Children do not know what is in their own best interests. They are short-sighted, pleasure-seeking, impulsive, and instant-gratification oriented. They have great difficulty realizing that pain often leads to gain, failure to accomplishment, and that putting off reward often results in even greater reward. The job — it is their primary job, in fact — of parents and other adult caregivers is to determine and do what is in children’s best interests. That sometimes means incurring wrath, which is one of a short list of reasons why adults should never, ever want to be liked by children.
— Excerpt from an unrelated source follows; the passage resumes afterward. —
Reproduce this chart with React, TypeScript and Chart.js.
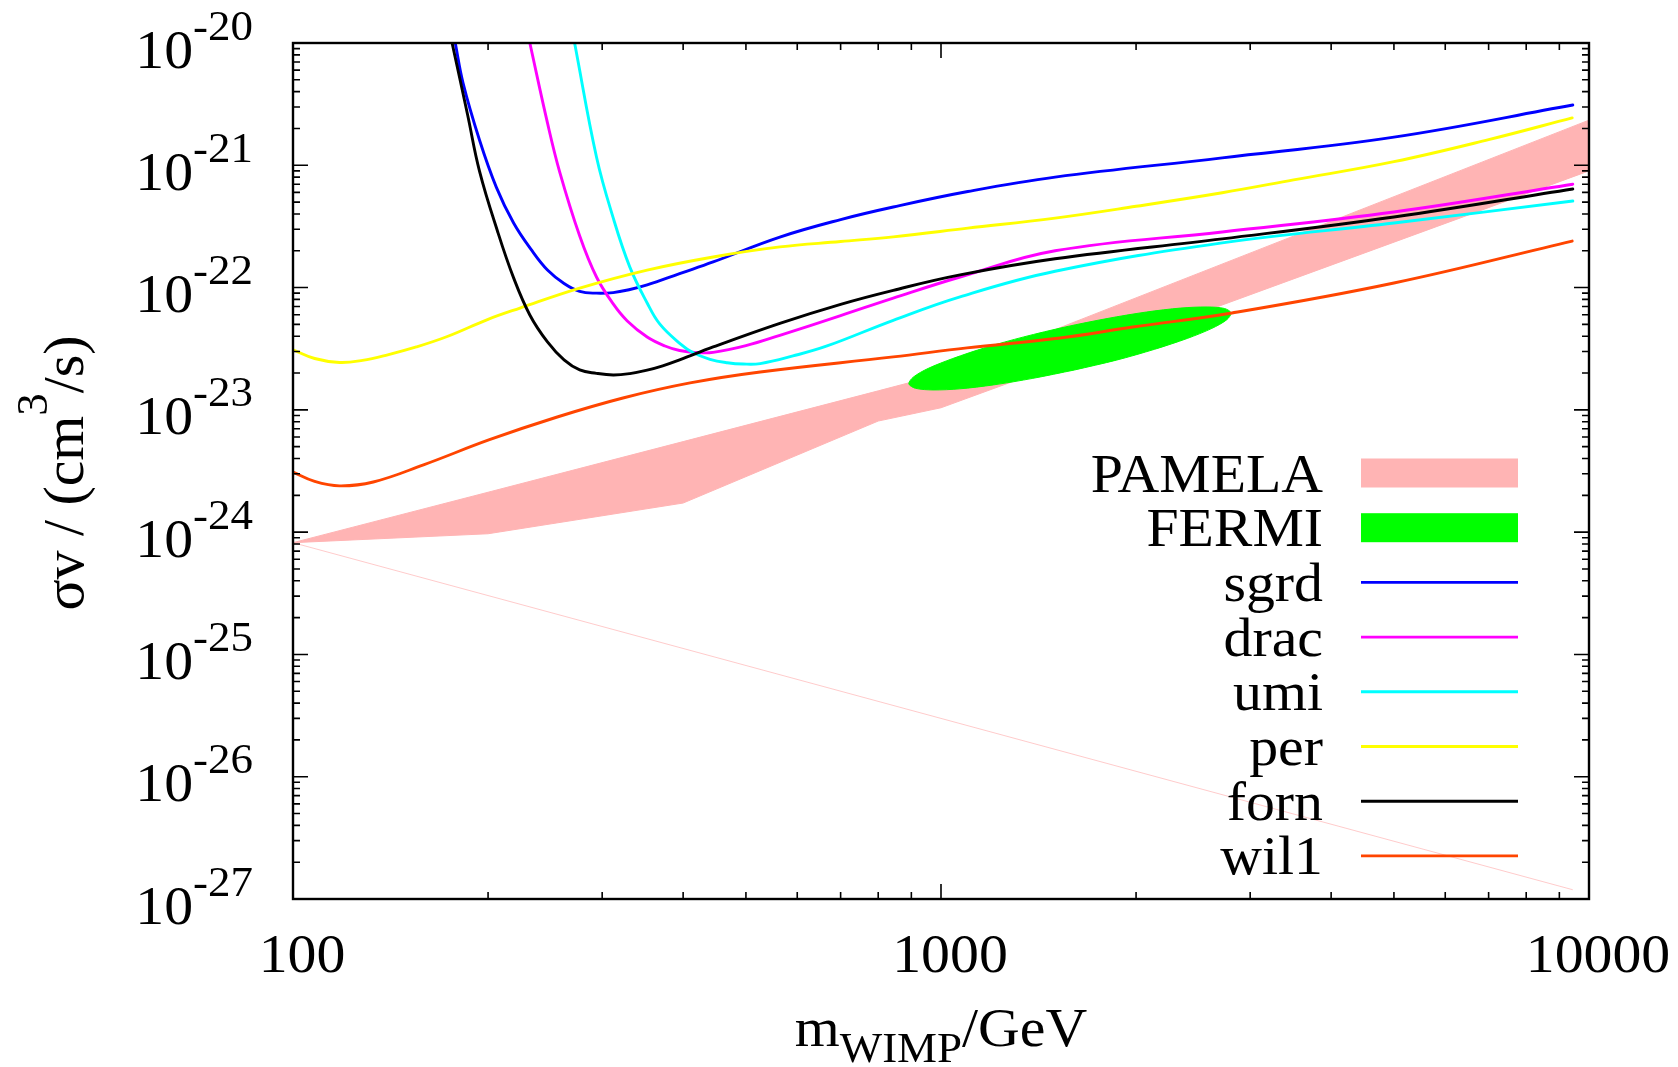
import React, { useEffect, useRef } from 'react';
import { Chart, registerables } from 'chart.js';

Chart.register(...registerables);

// ---------- data (mass in GeV, sigma v in cm^3/s) ----------
const massSgrd = [178, 183, 194, 206, 219, 233, 247, 262, 277, 294, 312, 330, 352, 395, 445, 564, 700, 844, 1100, 1500, 2716, 5000, 9440];
const sigmaSgrd = [1e-20, 4.7e-21, 1.61e-21, 6.6e-22, 3.37e-22, 2.05e-22, 1.39e-22, 1.08e-22, 9.3e-23, 9.0e-23, 9.1e-23, 9.6e-23, 1.05e-22, 1.3e-22, 1.62e-22, 2.59e-22, 3.6e-22, 4.56e-22, 6.1e-22, 8.0e-22, 1.15e-21, 1.7e-21, 3.11e-21];

const massDrac = [232, 247, 258, 277, 294, 312, 328, 352, 375, 395, 420, 445, 500, 564, 700, 844, 1070, 1500, 2716, 5000, 9440];
const sigmaDrac = [1e-20, 2.22e-21, 8.8e-22, 2.64e-22, 1.22e-22, 7.35e-23, 5.33e-23, 3.94e-23, 3.33e-23, 3.06e-23, 2.94e-23, 2.95e-23, 3.35e-23, 4.07e-23, 5.9e-23, 8.2e-23, 1.22e-22, 2.0e-22, 2.85e-22, 4.15e-22, 7.0e-22];

const massUmi = [272, 294, 312, 331, 352, 368, 396, 414, 440, 468, 495, 526, 591, 667, 844, 1070, 1500, 2716, 5000, 9440];
const sigmaUmi = [1e-20, 1.17e-21, 3.71e-22, 1.47e-22, 7.48e-23, 5.04e-23, 3.46e-23, 2.94e-23, 2.59e-23, 2.43e-23, 2.37e-23, 2.39e-23, 2.76e-23, 3.33e-23, 5.4e-23, 8.4e-23, 1.36e-22, 2.32e-22, 3.37e-22, 5.1e-22];

const massPer = [100, 108, 118, 128, 140, 155, 173, 200, 224, 277, 352, 445, 564, 700, 844, 1100, 1500, 2000, 2716, 3500, 5000, 7000, 9420];
const sigmaPer = [3.1e-23, 2.63e-23, 2.44e-23, 2.54e-23, 2.82e-23, 3.27e-23, 3.98e-23, 5.5e-23, 6.8e-23, 9.9e-23, 1.39e-22, 1.78e-22, 2.15e-22, 2.38e-22, 2.6e-22, 3.06e-22, 3.7e-22, 4.62e-22, 5.96e-22, 7.59e-22, 1.07e-21, 1.62e-21, 2.44e-21];

const massForn = [176, 186, 194, 207, 219, 232, 247, 262, 277, 294, 312, 331, 352, 372, 395, 445, 564, 700, 844, 1070, 1500, 2716, 5000, 9440];
const sigmaForn = [1e-20, 2.58e-21, 8.97e-22, 2.85e-22, 1.2e-22, 5.97e-23, 3.59e-23, 2.56e-23, 2.12e-23, 1.99e-23, 1.93e-23, 1.98e-23, 2.11e-23, 2.29e-23, 2.56e-23, 3.27e-23, 5.1e-23, 7.3e-23, 9.5e-23, 1.27e-22, 1.72e-22, 2.5e-22, 3.78e-22, 6.4e-22];

const massWil1 = [100, 108, 118, 133, 159, 201, 255, 323, 410, 526, 844, 1097, 1527, 1977, 2812, 5000, 9420];
const sigmaWil1 = [3.1e-24, 2.6e-24, 2.39e-24, 2.57e-24, 3.55e-24, 5.7e-24, 8.7e-24, 1.25e-23, 1.66e-23, 2.04e-23, 2.71e-23, 3.21e-23, 3.87e-23, 4.76e-23, 6.2e-23, 1.09e-22, 2.4e-22];

// PAMELA band
const massPamela = [100, 200, 400, 800, 1000, 10000];
const pamelaLower = [8.2e-25, 9.7e-25, 1.73e-24, 8.1e-24, 1.04e-23, 9.0e-22];
const pamelaUpper = [8.2e-25, 2.12e-24, 5.5e-24, 1.43e-23, 1.95e-23, 2.34e-21];

// thin pink line
const massThin = [100, 9440];
const sigmaThin = [8.2e-25, 1.19e-27];

// FERMI region outline (read around the ellipse)
const massFermi = [1608, 1386, 1205, 1068, 972, 914, 892, 906, 955, 1043, 1171, 1342, 1555, 1804, 2075, 2344, 2574, 2737, 2803, 2761, 2619, 2400, 2137, 1865, 1608];
const sigmaFermi = [2.12e-23, 1.81e-23, 1.6e-23, 1.485e-23, 1.455e-23, 1.5e-23, 1.63e-23, 1.85e-23, 2.18e-23, 2.63e-23, 3.23e-23, 3.95e-23, 4.76e-23, 5.58e-23, 6.31e-23, 6.8e-23, 6.94e-23, 6.75e-23, 6.21e-23, 5.46e-23, 4.64e-23, 3.84e-23, 3.13e-23, 2.55e-23, 2.12e-23];

// axes
const xMin = 100;
const xMax = 10000;
const yMinExp = -27;
const yMaxExp = -20;
const xTickValues = [100, 1000, 10000];
const xTickLabels = ['100', '1000', '10000'];
const yTickExps = [-20, -21, -22, -23, -24, -25, -26, -27];

// legend
const legendLabels = ['PAMELA', 'FERMI', 'sgrd', 'drac', 'umi', 'per', 'forn', 'wil1'];

const COL = {
  sgrd: '#0000ff',
  drac: '#ff00ff',
  umi: '#00ffff',
  per: '#ffff00',
  forn: '#000000',
  wil1: '#ff4500',
  pamela: '#ffb4b4',
  fermi: '#00ff00',
};
const legendColors = [COL.pamela, COL.fermi, COL.sgrd, COL.drac, COL.umi, COL.per, COL.forn, COL.wil1];

const FONT = '"Liberation Serif", "Times New Roman", serif';
const HS = 1.07;
const LW = 2.9;

function pts(xs: number[], ys: number[]) {
  return xs.map((x, i) => ({ x, y: ys[i] }));
}

type Seg = { t: string; size: number; dy?: number };

function drawRich(ctx: CanvasRenderingContext2D, segs: Seg[], x: number, y: number, align: string, sx = HS, sy = 1) {
  let w = 0;
  for (const s of segs) {
    ctx.font = `${s.size}px ${FONT}`;
    w += ctx.measureText(s.t).width * sx;
  }
  let cx = align === 'right' ? x - w : align === 'center' ? x - w / 2 : x;
  for (const s of segs) {
    ctx.font = `${s.size}px ${FONT}`;
    const sw = ctx.measureText(s.t).width * sx;
    ctx.save();
    ctx.translate(cx, y + (s.dy || 0) * sy);
    ctx.scale(sx, sy);
    ctx.textAlign = 'left';
    ctx.textBaseline = 'alphabetic';
    ctx.fillStyle = '#000';
    ctx.fillText(s.t, 0, 0);
    ctx.restore();
    cx += sw;
  }
}

const decor = {
  id: 'gnuplotDecor',
  afterDraw(chart: any) {
    const ctx: CanvasRenderingContext2D = chart.ctx;
    const { left, right, top, bottom } = chart.chartArea;
    const xs = chart.scales.x;
    const ys = chart.scales.y;
    ctx.save();

    // ticks (inward, mirrored)
    ctx.strokeStyle = '#000';
    ctx.lineWidth = 1.6;
    ctx.beginPath();
    for (let e = yMinExp; e <= yMaxExp; e++) {
      const py = ys.getPixelForValue(Math.pow(10, e));
      ctx.moveTo(left, py); ctx.lineTo(left + 15, py);
      ctx.moveTo(right, py); ctx.lineTo(right - 15, py);
      if (e < yMaxExp) {
        for (let k = 2; k <= 9; k++) {
          const pm = ys.getPixelForValue(k * Math.pow(10, e));
          ctx.moveTo(left, pm); ctx.lineTo(left + 7, pm);
          ctx.moveTo(right, pm); ctx.lineTo(right - 7, pm);
        }
      }
    }
    for (let d = 100; d <= 10000; d *= 10) {
      const px = xs.getPixelForValue(d);
      ctx.moveTo(px, bottom); ctx.lineTo(px, bottom - 15);
      ctx.moveTo(px, top); ctx.lineTo(px, top + 15);
      if (d < 10000) {
        for (let k = 2; k <= 9; k++) {
          const pm = xs.getPixelForValue(k * d);
          ctx.moveTo(pm, bottom); ctx.lineTo(pm, bottom - 7);
          ctx.moveTo(pm, top); ctx.lineTo(pm, top + 7);
        }
      }
    }
    ctx.stroke();

    // frame
    ctx.lineWidth = 2.4;
    ctx.strokeRect(left, top, right - left, bottom - top);

    // y tick labels
    for (const e of yTickExps) {
      const py = ys.getPixelForValue(Math.pow(10, e));
      drawRich(ctx, [{ t: '10', size: 54 }, { t: String(e), size: 42, dy: -28 }], 253, py + 24.5, 'right');
    }
    // x tick labels
    xTickValues.forEach((v, i) => {
      const px = xs.getPixelForValue(v);
      drawRich(ctx, [{ t: xTickLabels[i], size: 54 }], px + 9, 972, 'center');
    });

    // x title
    drawRich(ctx, [{ t: 'm', size: 54 }, { t: 'WIMP', size: 42, dy: 16 }, { t: '/GeV', size: 54 }], (left + right) / 2, 1046, 'center');

    // y title
    ctx.save();
    ctx.translate(83, (top + bottom) / 2 + 2);
    ctx.rotate(-Math.PI / 2);
    drawRich(ctx, [{ t: 'σv / (cm', size: 54 }, { t: '3', size: 42, dy: -34 }, { t: '/s)', size: 54 }], 0, 0, 'center', HS, HS);
    ctx.restore();

    // legend
    const rowH = 54.7;
    const rowC0 = 473;
    const sx0 = 1361;
    const sx1 = 1518;
    legendLabels.forEach((lab, i) => {
      const cy = rowC0 + i * rowH;
      drawRich(ctx, [{ t: lab, size: 54 }], 1323, cy + 18.5, 'right');
      if (i < 2) {
        ctx.fillStyle = legendColors[i];
        ctx.fillRect(sx0, cy - 14.5, sx1 - sx0, 29);
      } else {
        ctx.strokeStyle = legendColors[i];
        ctx.lineWidth = LW;
        ctx.beginPath();
        ctx.moveTo(sx0, cy);
        ctx.lineTo(sx1, cy);
        ctx.stroke();
      }
    });

    ctx.restore();
  },
};

function lineDs(label: string, xs: number[], ys: number[], color: string, order: number) {
  return {
    label,
    data: pts(xs, ys),
    borderColor: color,
    backgroundColor: color,
    borderWidth: LW,
    pointRadius: 0,
    fill: false,
    tension: 0.4,
    borderJoinStyle: 'round',
    borderCapStyle: 'round',
    order,
  };
}

export default function App() {
  const ref = useRef<HTMLCanvasElement | null>(null);
  useEffect(() => {
    document.body.style.margin = '0';
    const canvas = ref.current;
    if (!canvas) return;
    const datasets: any[] = [
      // 0: PAMELA lower
      {
        label: 'PAMELA lower',
        data: pts(massPamela, pamelaLower),
        borderColor: COL.pamela,
        backgroundColor: COL.pamela,
        borderWidth: 1,
        pointRadius: 0,
        fill: false,
        order: 20,
      },
      // 1: PAMELA upper, filled down to lower
      {
        label: 'PAMELA',
        data: pts(massPamela, pamelaUpper),
        borderColor: COL.pamela,
        backgroundColor: COL.pamela,
        borderWidth: 1,
        pointRadius: 0,
        fill: 0,
        order: 19,
      },
      // 2: thin line
      {
        label: 'thin',
        data: pts(massThin, sigmaThin),
        borderColor: 'rgba(255,160,160,0.55)',
        borderWidth: 1,
        pointRadius: 0,
        fill: false,
        order: 21,
      },
      // 3: FERMI
      {
        label: 'FERMI',
        data: pts(massFermi, sigmaFermi),
        borderColor: COL.fermi,
        backgroundColor: COL.fermi,
        borderWidth: 1,
        pointRadius: 0,
        fill: 'shape',
        tension: 0.3,
        order: 15,
      },
      lineDs('sgrd', massSgrd, sigmaSgrd, COL.sgrd, 10),
      lineDs('drac', massDrac, sigmaDrac, COL.drac, 9),
      lineDs('umi', massUmi, sigmaUmi, COL.umi, 8),
      lineDs('per', massPer, sigmaPer, COL.per, 7),
      lineDs('forn', massForn, sigmaForn, COL.forn, 6),
      lineDs('wil1', massWil1, sigmaWil1, COL.wil1, 5),
    ];
    const chart = new Chart(canvas, {
      type: 'line',
      data: { datasets },
      options: {
        responsive: false,
        animation: false,
        devicePixelRatio: 1,
        events: [],
        layout: { padding: { left: 293, right: 89, top: 43, bottom: 168 } },
        plugins: { legend: { display: false }, tooltip: { enabled: false } },
        scales: {
          x: { type: 'logarithmic', min: xMin, max: xMax, display: false },
          y: { type: 'logarithmic', min: Math.pow(10, yMinExp), max: Math.pow(10, yMaxExp), display: false },
        },
        elements: { point: { radius: 0 } },
      } as any,
      plugins: [decor],
    });
    return () => chart.destroy();
  }, []);
  return (
    <div style={{ position: 'absolute', left: 0, top: 0, width: 1678, height: 1067, background: '#fff' }}>
      <canvas ref={ref} width={1678} height={1067} style={{ display: 'block', width: 1678, height: 1067 }} />
    </div>
  );
}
The fact that an adult knows he loves the child who momentarily hates him, loves the child enough to make the supreme sacrifice (which the child cannot grasp and will not until he has children of his own), is sufficient.

When people of my generation get together, the conversation often gets around to what we see going on with today’s parents. We share our observations with one another in large part because many if not most of today’s parents are not interested in our observations. They see their children with tunnel vision and cannot fathom that their preoccupation could possibly be a handicap to both themselves and their kids. Tunnel vision is, after all, a form of blindness.

The above conversation always, without exception, comes down to one conclusion: Today’s parents, despite their good intentions, are their own and their children’s worst enemies. The so-called “issues” they are having with their kids are the logical result of their parenting behavior. They complain about these difficulties but God help the boomer who points out, however diplomatically, that they, not their children, are the problem.

They argue with their children not because their children are argumentative, but because they explain themselves. Their children do not do what they are told because the parents in question do not tell; rather, they suggest. Their children are petulant and ungrateful because they indulge. Their children have never learned to pay attention to adults or take adults seriously, therefore they disobey and are disrespectful. And so on.

Perhaps the most ubiquitous of all contemporary parenting complaints is “My child can’t take ‘no’ for an answer.” It is the aural equivalent of “My child won’t eat broccoli.” In both cases, it is the absence of what the child supposedly cannot take or eat that causes the child’s aversion. The solution to a loathing of broccoli is broccoli, as in, “Your dinner is two florets of broccoli. When you have eaten them, you may have ample portions of what the rest of us are having.” Likewise, a child who cannot take “no” for an answer simply needs lots more of it.

The best “vitamins,” after all, are those that are the hardest to swallow.